:: Written exercise ::
Return the records from the first line through the line containing "16.9, 18.1, 20]", and leave out the pictures.

Part of a data file
────────
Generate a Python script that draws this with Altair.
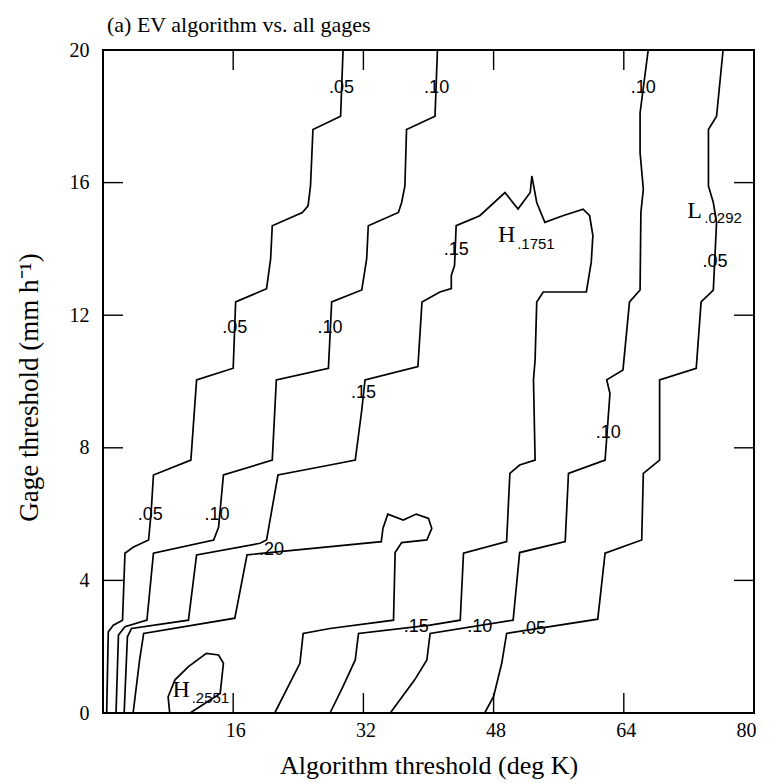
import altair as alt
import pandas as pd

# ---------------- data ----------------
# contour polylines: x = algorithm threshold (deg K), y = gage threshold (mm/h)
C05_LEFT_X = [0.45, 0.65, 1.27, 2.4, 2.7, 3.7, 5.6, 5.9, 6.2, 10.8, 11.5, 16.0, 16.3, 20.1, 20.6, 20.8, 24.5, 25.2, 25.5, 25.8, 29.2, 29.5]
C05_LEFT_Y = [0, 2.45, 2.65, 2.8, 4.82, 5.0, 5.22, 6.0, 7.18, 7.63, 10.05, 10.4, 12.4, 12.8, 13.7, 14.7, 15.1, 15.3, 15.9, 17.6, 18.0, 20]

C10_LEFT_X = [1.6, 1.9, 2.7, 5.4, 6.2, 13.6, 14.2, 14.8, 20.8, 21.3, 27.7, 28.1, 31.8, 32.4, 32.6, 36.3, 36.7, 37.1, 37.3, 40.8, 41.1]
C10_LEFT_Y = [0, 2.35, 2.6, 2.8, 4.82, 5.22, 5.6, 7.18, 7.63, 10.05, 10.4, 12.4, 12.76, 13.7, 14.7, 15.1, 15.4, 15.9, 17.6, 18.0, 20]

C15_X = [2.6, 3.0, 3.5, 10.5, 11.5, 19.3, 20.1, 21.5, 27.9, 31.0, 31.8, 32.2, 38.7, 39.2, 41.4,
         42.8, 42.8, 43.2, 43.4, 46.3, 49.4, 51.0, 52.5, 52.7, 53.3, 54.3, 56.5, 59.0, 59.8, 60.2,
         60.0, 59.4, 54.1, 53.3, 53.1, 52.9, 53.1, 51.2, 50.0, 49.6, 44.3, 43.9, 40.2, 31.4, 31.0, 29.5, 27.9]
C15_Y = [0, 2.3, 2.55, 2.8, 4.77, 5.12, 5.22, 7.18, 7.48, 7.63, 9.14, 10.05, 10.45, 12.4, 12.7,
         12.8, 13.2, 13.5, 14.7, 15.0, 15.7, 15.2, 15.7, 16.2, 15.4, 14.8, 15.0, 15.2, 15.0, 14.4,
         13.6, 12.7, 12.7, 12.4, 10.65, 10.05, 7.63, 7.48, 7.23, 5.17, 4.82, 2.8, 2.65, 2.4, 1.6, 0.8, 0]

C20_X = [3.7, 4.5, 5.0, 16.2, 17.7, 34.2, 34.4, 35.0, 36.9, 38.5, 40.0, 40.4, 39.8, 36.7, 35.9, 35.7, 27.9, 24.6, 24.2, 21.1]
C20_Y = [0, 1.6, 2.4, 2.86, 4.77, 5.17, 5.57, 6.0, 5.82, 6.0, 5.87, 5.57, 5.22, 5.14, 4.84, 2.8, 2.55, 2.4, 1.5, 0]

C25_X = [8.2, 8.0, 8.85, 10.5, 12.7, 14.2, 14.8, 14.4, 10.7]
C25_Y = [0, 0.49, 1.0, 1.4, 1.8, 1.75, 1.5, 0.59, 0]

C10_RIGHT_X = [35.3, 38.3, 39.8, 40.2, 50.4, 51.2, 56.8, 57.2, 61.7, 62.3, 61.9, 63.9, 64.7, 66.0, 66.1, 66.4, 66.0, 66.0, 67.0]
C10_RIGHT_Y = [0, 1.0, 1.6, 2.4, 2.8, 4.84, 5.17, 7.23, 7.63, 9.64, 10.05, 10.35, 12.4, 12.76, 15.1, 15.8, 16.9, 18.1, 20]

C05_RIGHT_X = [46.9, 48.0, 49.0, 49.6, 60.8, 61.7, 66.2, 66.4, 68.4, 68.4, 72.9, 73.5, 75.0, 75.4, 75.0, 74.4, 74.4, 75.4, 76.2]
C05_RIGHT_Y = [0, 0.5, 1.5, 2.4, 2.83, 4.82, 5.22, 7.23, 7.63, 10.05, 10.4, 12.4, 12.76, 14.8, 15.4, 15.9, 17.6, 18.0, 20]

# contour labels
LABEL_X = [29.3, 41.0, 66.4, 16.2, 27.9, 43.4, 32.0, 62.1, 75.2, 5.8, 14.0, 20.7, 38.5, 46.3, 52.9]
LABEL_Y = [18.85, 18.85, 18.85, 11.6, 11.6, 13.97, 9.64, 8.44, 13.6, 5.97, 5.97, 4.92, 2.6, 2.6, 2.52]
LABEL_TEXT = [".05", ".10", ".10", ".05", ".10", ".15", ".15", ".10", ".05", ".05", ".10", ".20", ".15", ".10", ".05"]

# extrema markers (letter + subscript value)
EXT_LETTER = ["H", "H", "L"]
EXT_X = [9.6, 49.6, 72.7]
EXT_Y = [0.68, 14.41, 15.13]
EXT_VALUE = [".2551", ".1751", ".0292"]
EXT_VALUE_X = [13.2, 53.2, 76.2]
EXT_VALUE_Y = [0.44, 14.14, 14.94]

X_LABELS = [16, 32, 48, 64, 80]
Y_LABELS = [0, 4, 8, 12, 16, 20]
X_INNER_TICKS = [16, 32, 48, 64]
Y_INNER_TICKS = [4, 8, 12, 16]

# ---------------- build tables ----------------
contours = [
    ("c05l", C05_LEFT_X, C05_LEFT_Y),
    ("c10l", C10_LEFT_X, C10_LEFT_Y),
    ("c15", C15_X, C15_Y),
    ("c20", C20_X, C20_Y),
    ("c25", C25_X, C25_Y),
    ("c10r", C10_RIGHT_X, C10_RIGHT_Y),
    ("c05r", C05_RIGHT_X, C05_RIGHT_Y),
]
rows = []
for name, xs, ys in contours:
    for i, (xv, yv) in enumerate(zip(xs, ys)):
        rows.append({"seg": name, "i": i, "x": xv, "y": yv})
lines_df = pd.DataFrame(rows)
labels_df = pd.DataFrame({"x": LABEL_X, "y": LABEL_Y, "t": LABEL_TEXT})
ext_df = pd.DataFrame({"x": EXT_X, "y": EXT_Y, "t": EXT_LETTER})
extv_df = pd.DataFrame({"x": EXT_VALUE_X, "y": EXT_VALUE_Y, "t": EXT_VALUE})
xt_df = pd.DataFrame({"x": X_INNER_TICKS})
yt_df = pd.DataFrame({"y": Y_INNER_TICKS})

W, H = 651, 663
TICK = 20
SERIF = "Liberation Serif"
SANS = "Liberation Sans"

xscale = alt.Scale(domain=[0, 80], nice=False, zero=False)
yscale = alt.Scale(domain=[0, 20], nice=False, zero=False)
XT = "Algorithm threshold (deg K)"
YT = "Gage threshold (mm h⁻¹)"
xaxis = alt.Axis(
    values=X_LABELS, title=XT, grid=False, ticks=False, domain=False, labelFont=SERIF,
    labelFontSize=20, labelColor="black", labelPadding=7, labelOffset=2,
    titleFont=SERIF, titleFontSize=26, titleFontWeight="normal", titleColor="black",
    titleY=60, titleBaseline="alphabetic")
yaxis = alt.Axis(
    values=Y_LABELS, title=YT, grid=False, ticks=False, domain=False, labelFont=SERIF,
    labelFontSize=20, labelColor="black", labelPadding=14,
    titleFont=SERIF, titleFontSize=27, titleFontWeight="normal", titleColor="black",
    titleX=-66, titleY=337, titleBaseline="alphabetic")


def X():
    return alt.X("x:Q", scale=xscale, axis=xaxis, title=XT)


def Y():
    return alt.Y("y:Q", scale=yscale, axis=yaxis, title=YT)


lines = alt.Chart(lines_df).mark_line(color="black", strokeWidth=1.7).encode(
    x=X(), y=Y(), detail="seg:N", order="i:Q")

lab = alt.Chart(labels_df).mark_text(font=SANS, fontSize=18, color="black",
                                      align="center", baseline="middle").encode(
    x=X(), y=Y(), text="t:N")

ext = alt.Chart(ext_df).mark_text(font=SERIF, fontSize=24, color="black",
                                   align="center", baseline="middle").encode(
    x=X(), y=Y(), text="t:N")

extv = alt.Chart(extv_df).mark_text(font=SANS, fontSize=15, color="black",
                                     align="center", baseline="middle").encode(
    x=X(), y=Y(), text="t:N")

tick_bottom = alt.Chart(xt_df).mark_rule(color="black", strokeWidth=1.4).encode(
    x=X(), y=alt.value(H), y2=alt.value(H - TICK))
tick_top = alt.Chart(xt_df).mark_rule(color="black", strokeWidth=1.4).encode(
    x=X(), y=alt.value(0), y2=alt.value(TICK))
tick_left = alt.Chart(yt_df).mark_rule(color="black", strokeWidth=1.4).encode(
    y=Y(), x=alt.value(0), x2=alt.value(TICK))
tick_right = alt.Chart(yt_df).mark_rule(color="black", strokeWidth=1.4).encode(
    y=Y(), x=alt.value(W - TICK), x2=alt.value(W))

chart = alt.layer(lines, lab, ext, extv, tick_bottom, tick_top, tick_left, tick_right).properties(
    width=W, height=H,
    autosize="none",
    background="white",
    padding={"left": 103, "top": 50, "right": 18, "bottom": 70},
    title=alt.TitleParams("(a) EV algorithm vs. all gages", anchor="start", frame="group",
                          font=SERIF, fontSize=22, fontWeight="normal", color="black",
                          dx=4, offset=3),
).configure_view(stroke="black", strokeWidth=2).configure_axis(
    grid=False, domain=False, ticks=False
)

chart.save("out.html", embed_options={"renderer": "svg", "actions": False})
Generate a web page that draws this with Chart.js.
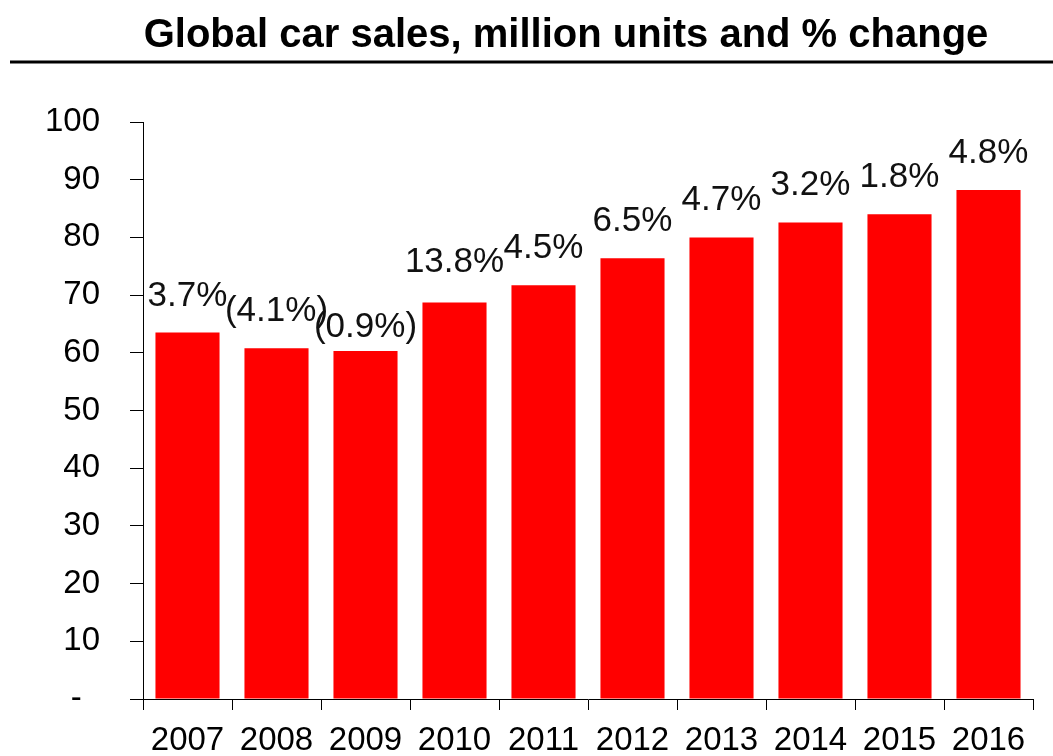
────────
:: The solution ::
Generate a Python script that draws this with Altair.
import altair as alt
import pandas as pd

# ---------------- data ----------------
# contour polylines: x = algorithm threshold (deg K), y = gage threshold (mm/h)
C05_LEFT_X = [0.45, 0.65, 1.27, 2.4, 2.7, 3.7, 5.6, 5.9, 6.2, 10.8, 11.5, 16.0, 16.3, 20.1, 20.6, 20.8, 24.5, 25.2, 25.5, 25.8, 29.2, 29.5]
C05_LEFT_Y = [0, 2.45, 2.65, 2.8, 4.82, 5.0, 5.22, 6.0, 7.18, 7.63, 10.05, 10.4, 12.4, 12.8, 13.7, 14.7, 15.1, 15.3, 15.9, 17.6, 18.0, 20]

C10_LEFT_X = [1.6, 1.9, 2.7, 5.4, 6.2, 13.6, 14.2, 14.8, 20.8, 21.3, 27.7, 28.1, 31.8, 32.4, 32.6, 36.3, 36.7, 37.1, 37.3, 40.8, 41.1]
C10_LEFT_Y = [0, 2.35, 2.6, 2.8, 4.82, 5.22, 5.6, 7.18, 7.63, 10.05, 10.4, 12.4, 12.76, 13.7, 14.7, 15.1, 15.4, 15.9, 17.6, 18.0, 20]

C15_X = [2.6, 3.0, 3.5, 10.5, 11.5, 19.3, 20.1, 21.5, 27.9, 31.0, 31.8, 32.2, 38.7, 39.2, 41.4,
         42.8, 42.8, 43.2, 43.4, 46.3, 49.4, 51.0, 52.5, 52.7, 53.3, 54.3, 56.5, 59.0, 59.8, 60.2,
         60.0, 59.4, 54.1, 53.3, 53.1, 52.9, 53.1, 51.2, 50.0, 49.6, 44.3, 43.9, 40.2, 31.4, 31.0, 29.5, 27.9]
C15_Y = [0, 2.3, 2.55, 2.8, 4.77, 5.12, 5.22, 7.18, 7.48, 7.63, 9.14, 10.05, 10.45, 12.4, 12.7,
         12.8, 13.2, 13.5, 14.7, 15.0, 15.7, 15.2, 15.7, 16.2, 15.4, 14.8, 15.0, 15.2, 15.0, 14.4,
         13.6, 12.7, 12.7, 12.4, 10.65, 10.05, 7.63, 7.48, 7.23, 5.17, 4.82, 2.8, 2.65, 2.4, 1.6, 0.8, 0]

C20_X = [3.7, 4.5, 5.0, 16.2, 17.7, 34.2, 34.4, 35.0, 36.9, 38.5, 40.0, 40.4, 39.8, 36.7, 35.9, 35.7, 27.9, 24.6, 24.2, 21.1]
C20_Y = [0, 1.6, 2.4, 2.86, 4.77, 5.17, 5.57, 6.0, 5.82, 6.0, 5.87, 5.57, 5.22, 5.14, 4.84, 2.8, 2.55, 2.4, 1.5, 0]

C25_X = [8.2, 8.0, 8.85, 10.5, 12.7, 14.2, 14.8, 14.4, 10.7]
C25_Y = [0, 0.49, 1.0, 1.4, 1.8, 1.75, 1.5, 0.59, 0]

C10_RIGHT_X = [35.3, 38.3, 39.8, 40.2, 50.4, 51.2, 56.8, 57.2, 61.7, 62.3, 61.9, 63.9, 64.7, 66.0, 66.1, 66.4, 66.0, 66.0, 67.0]
C10_RIGHT_Y = [0, 1.0, 1.6, 2.4, 2.8, 4.84, 5.17, 7.23, 7.63, 9.64, 10.05, 10.35, 12.4, 12.76, 15.1, 15.8, 16.9, 18.1, 20]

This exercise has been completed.